Стив Робертс раньше никогда не видел моря. Как случилось, что ему пришлось перекочевать из западных скотопромышленных штатов в Нью-Йорк, он мне не объяснил, как не объяснил и того, каким образом он попал на «Эльсинору». Но так или иначе, он – ковбой – очутился здесь на судне. Он маленького роста, но очень крепкого сложения. У него широкие плечи, и под рубашкой выступают развитые мускулы. И, однако, он сухощав, тонок в талии, а лицо у него совсем худое с запавшими щеками. Но это у него не от болезни и не от слабого здоровья. Хоть на море и новичок, этот Стив Робертс очень сметливый, проворный малый… ну, и хитер. У него манера, когда он говорит, смотреть вам прямо в глаза с самым простодушным видом, а между тем именно в такие минуты я не могу отделаться от впечатления, что с этим человеком надо держать ухо востро. Но в случае беды на него можно рассчитывать.
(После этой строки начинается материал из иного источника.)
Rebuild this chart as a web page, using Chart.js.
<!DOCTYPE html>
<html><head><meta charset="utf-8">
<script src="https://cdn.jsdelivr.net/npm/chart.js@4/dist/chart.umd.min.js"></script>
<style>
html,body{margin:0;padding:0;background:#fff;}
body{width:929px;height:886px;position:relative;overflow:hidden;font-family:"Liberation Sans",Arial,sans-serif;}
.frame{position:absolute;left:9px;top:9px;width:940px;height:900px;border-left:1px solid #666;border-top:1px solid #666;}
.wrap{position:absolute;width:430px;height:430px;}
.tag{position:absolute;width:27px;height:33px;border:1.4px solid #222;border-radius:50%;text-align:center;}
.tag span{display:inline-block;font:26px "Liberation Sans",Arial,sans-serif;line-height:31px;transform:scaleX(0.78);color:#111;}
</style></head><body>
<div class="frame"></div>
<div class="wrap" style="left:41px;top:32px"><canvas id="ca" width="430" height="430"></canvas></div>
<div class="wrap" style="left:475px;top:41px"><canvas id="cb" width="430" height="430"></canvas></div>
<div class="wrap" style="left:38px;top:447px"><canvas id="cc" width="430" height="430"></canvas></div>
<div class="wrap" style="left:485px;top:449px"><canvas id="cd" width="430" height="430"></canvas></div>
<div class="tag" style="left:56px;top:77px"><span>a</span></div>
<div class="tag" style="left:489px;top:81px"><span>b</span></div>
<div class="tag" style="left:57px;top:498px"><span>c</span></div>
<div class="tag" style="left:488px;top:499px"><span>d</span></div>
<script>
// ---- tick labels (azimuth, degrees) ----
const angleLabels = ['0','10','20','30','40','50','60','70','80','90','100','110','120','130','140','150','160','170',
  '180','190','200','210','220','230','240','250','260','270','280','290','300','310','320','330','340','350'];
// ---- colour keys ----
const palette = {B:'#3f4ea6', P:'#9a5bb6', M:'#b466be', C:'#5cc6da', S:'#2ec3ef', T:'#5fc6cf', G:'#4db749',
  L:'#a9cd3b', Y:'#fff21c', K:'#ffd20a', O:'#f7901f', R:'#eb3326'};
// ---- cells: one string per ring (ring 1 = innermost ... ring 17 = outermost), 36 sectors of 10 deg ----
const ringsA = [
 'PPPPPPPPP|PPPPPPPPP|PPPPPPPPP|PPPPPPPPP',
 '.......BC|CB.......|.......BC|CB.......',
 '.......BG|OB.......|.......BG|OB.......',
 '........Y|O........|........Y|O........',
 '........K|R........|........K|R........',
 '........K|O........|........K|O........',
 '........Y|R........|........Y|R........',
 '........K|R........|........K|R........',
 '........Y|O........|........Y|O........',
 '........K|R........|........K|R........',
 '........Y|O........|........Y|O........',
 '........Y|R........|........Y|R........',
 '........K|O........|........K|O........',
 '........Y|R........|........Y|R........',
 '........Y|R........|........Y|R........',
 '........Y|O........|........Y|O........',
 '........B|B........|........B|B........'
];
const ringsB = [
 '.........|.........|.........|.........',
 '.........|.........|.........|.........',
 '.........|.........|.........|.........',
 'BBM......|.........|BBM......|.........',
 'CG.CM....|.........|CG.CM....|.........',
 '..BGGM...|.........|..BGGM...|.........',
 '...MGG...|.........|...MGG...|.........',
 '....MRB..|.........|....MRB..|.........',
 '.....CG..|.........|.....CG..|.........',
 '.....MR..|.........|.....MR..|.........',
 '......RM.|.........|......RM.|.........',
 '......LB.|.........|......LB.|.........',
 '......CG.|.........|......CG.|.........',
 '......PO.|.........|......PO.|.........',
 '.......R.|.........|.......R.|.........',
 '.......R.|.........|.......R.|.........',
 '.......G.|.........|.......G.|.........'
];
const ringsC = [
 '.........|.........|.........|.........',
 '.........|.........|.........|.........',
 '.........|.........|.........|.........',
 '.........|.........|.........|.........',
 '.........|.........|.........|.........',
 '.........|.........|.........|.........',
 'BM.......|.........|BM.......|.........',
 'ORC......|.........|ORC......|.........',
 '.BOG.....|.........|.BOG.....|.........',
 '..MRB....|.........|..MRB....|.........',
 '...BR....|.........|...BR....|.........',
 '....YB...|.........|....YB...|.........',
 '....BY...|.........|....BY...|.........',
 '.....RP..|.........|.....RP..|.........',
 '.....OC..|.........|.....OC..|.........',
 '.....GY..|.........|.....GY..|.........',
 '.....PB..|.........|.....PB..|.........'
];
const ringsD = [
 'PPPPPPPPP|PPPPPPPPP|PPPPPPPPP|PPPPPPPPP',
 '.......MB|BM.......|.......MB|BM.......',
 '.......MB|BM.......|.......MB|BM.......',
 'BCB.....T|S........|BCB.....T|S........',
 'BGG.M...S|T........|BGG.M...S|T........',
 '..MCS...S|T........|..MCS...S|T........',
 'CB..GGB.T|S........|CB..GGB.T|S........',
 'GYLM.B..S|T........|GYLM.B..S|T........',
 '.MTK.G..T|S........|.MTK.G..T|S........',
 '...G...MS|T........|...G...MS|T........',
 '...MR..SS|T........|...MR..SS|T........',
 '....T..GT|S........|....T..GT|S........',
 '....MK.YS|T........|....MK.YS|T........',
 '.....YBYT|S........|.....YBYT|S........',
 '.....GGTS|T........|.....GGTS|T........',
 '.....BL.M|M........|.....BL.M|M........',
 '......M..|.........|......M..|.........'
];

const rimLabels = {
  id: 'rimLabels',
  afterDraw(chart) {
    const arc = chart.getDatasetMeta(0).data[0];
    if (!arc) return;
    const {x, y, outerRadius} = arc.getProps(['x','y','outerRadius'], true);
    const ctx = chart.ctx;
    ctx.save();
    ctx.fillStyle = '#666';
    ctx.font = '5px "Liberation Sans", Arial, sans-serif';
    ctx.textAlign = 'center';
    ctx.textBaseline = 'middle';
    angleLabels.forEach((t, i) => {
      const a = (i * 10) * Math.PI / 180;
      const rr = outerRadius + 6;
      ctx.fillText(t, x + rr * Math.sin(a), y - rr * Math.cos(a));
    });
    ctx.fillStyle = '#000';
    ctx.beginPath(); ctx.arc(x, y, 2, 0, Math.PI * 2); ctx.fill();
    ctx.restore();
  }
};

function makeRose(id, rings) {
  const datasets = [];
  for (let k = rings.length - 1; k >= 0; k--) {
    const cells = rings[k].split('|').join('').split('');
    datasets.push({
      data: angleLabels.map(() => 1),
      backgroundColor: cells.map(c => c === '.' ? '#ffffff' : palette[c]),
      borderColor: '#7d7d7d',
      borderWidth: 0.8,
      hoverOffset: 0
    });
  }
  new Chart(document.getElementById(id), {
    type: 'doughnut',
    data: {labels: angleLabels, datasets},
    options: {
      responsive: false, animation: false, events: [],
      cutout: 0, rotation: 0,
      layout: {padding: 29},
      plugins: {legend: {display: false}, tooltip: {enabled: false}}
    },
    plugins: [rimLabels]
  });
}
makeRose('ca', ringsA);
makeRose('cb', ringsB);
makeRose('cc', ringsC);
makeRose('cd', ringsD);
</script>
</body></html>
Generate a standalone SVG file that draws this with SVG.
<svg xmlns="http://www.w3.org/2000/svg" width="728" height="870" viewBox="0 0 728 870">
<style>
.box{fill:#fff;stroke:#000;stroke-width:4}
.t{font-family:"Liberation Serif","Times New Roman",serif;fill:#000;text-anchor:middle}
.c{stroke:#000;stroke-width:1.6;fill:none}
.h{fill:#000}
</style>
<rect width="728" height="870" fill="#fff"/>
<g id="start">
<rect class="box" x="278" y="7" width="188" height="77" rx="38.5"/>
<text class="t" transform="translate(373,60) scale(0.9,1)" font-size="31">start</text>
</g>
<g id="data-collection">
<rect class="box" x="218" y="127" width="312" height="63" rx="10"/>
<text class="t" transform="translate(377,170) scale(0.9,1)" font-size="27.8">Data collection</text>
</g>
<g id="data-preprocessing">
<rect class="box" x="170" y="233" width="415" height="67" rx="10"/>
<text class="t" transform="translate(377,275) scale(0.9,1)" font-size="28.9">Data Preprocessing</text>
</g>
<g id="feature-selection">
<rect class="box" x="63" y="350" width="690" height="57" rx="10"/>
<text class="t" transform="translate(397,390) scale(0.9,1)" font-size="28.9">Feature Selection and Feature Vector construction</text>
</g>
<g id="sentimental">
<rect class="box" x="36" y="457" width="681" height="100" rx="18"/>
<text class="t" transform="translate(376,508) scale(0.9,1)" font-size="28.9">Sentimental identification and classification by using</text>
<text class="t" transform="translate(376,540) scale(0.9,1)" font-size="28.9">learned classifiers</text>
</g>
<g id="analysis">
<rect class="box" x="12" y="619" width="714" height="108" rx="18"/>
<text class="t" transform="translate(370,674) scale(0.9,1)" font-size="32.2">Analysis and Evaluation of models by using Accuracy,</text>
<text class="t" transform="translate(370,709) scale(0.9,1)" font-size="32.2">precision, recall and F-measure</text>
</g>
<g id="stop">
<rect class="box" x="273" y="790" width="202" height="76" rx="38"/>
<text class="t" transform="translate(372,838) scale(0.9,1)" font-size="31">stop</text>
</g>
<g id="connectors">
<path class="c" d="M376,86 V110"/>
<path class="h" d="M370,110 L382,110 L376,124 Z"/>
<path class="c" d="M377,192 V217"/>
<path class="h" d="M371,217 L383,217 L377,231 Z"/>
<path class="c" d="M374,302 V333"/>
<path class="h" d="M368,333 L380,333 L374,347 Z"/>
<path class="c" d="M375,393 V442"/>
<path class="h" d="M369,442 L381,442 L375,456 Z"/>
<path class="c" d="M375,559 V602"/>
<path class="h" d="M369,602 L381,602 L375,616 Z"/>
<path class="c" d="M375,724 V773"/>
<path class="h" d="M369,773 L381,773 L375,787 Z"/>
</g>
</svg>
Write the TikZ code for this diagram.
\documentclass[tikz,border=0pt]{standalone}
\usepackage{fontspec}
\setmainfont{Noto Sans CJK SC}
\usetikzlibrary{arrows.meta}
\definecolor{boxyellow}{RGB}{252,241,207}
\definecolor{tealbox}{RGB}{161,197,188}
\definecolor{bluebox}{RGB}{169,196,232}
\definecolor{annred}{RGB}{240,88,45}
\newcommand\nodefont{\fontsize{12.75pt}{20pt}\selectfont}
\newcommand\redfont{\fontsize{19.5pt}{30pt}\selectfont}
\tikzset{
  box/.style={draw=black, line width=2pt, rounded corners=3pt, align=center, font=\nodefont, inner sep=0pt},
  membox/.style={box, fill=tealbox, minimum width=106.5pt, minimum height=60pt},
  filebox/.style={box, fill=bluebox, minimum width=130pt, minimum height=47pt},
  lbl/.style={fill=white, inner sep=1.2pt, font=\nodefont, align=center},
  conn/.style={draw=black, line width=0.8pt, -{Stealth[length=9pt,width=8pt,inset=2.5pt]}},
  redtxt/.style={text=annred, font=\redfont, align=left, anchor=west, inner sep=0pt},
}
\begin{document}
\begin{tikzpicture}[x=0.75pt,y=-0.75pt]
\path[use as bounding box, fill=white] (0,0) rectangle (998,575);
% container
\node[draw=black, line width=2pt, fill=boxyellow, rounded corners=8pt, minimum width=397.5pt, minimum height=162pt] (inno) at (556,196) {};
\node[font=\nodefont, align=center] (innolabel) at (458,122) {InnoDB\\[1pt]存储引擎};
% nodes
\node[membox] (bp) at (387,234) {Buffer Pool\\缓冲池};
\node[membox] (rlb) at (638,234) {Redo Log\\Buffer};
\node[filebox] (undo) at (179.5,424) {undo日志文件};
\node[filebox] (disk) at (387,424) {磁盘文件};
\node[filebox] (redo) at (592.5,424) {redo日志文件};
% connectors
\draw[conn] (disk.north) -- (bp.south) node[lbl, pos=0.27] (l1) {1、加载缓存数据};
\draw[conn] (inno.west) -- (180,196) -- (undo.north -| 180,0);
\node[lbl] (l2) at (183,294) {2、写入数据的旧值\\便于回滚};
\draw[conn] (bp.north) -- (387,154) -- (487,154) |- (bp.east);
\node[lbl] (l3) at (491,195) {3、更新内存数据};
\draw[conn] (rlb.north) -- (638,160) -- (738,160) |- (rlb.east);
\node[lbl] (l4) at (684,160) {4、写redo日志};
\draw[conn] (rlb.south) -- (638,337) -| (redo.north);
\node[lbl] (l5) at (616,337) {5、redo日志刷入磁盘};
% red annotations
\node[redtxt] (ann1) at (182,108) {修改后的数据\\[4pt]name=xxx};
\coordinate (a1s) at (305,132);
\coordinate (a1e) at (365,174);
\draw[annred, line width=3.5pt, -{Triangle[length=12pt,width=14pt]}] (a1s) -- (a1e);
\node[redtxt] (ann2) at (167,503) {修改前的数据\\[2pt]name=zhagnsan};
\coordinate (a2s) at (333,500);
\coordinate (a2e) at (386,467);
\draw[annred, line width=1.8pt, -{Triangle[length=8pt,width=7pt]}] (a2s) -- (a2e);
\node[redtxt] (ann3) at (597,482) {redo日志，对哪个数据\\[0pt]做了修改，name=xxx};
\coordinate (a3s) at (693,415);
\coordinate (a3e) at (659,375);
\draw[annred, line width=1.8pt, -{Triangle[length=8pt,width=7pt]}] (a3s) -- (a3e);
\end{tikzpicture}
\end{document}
Судя по всем его повадкам, у него есть что-то общее с той неприятной тройкой, которую сразу так невзлюбил мистер Пайк, – с Кидом Твистом, с Нози Мерфи и с Бертом Райном. И я еще раньше заметил, что во время ночных вахт Стив Робертс водит с ними компанию.
Второй матрос, которого отвергла мисс Уэст после пятиминутного безмолвного наблюдения за его работой, оказался тем самым Муллиганом Джэкобсом, «ехидной» с искривленным хребтом, о котором говорил мне мистер Пайк. Но прежде чем его прогнали с работы, случилась одна вещь, отчасти касавшаяся и меня. Я был в каюте, когда Муллиган Джэкобс явился на работу, и сейчас же заметил, с каким изумлением и с какими жадными глазами он смотрит на мои полки с книгами. Он подходил к ним, как может подходить только грабитель к тайному хранилищу сокровищ; и как скупец любуется своим золотом, лаская его взглядом, так любовался Муллиган Джэкобс заголовками книг.
И какие у него глаза! Вся горечь, весь яд, какие мистер Пайк приписывает этому человеку, выливаются в выражении его глаз. Это маленькие, бледно-голубые, острые, как буравчики, горящие глаза. Воспаленные веки только подчеркивают горькое, холодно-ненавистническое выражение зрачков. Этот человек по природе своей ненавистник, и мне вскоре пришлось убедиться, что он ненавидит все на свете, кроме книг.